Aside from these questions of principle, the unsophisticated execution of this ill-fated initiative had all the hallmarks of a Laurel and Hardy comedy.

But the motivation was nevertheless not narrow and self-serving; it was to further foreign policy objectives in which the Reagan administration believed.

A third distinction between all this and Watergate is the manner in which the respective administrations are handling the public outcry.

The Nixon administration undid itself by lying and trying to cover up. The Reagan administration may have been initially mesmerized by the thunder of the criticism. But slowly it is beginning to recapture cautious momentum. President Reagan, Vice-President George Bush, and Mr. Shultz have admitted mistakes. Defense Secretary Caspar Weinberger has talked of bad advice given the President.

There is stilted cooperation with investigations by Congress and the Justice Department, though it still remains unclear why the President has not called John Poindexter and Oliver North into the Oval Office and asked them what in the world they did, and why they did it.

Discussion of these distinctions between the Iran debacle and Watergate is in no way intended to diminish the stupidity of shipping arms to Iran, or to whitewash the wrongdoing of skimming off funds for the contras.
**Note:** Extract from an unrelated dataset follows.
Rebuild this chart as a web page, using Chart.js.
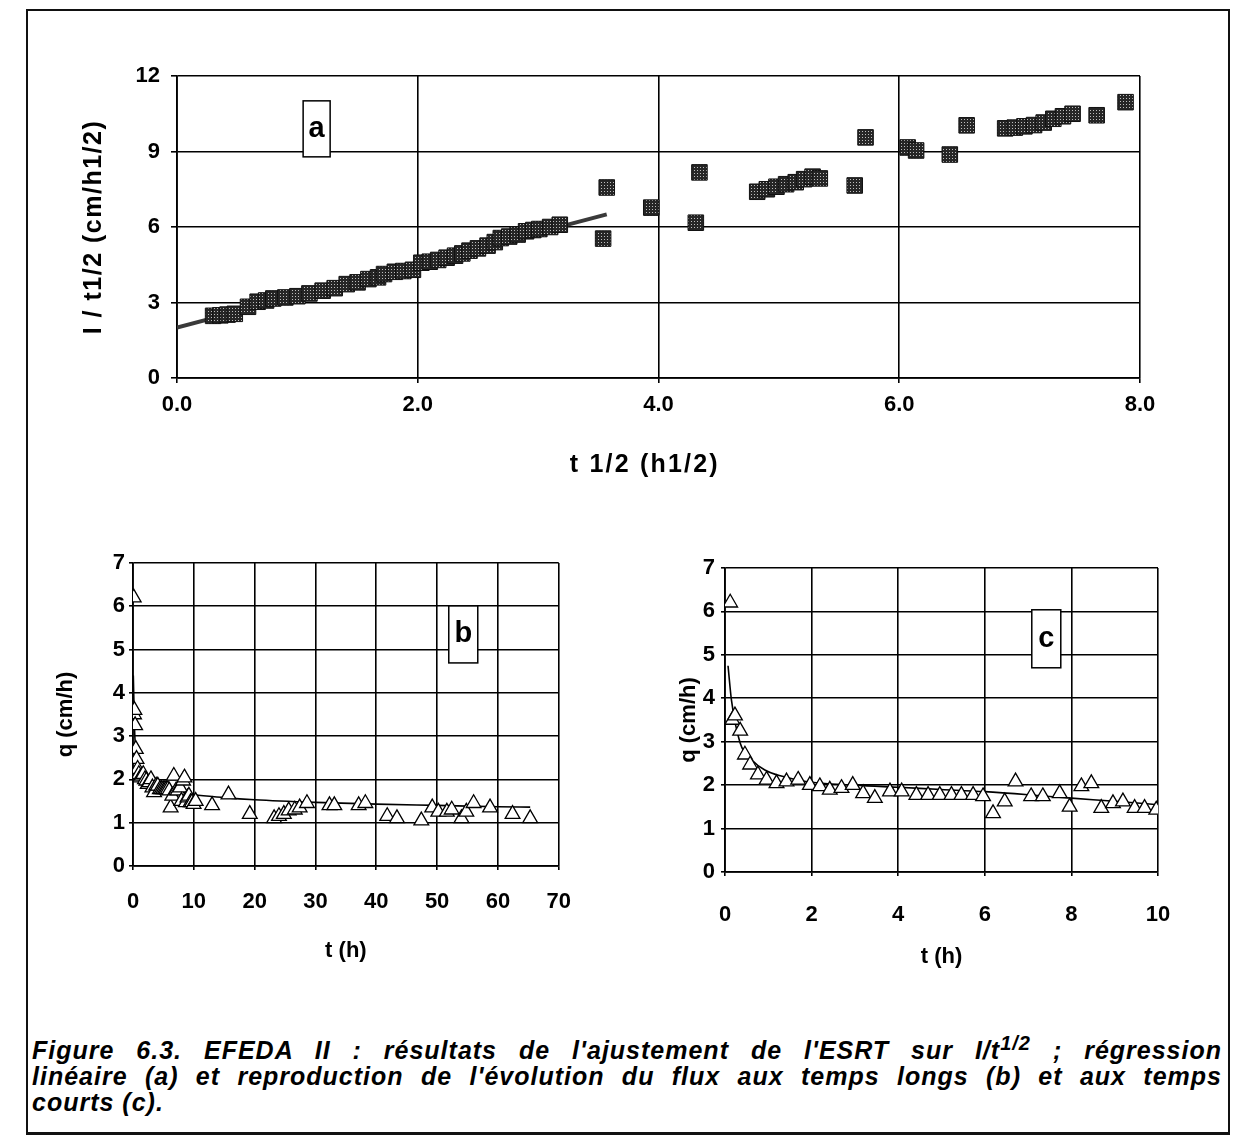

The damage done by the Iran initiative is immense. The policy of the United States on terrorism is in a shambles. The cause of the contras may have been set back severely. An administration weakened at home may find it more difficult to deal with the Soviet Union on the critical question of nuclear arms reductions. America's allies may have doubts and questions about its current reliability.

Secretary Shultz manfully tried to get the administration of foreign policy back on track on Monday. He pointed out that he is meeting with foreign leaders, and even after testifying Monday was flying off to Britain and Brussels to meet with America's allies in Europe.

That is where the emphasis should be, on seeking to reassure the world that the US is not paralyzed and that its foes should not seek to take quick advantage of it.

But the minuet in Washington between administration, and Congress, and press, and people, and courts, is far from over.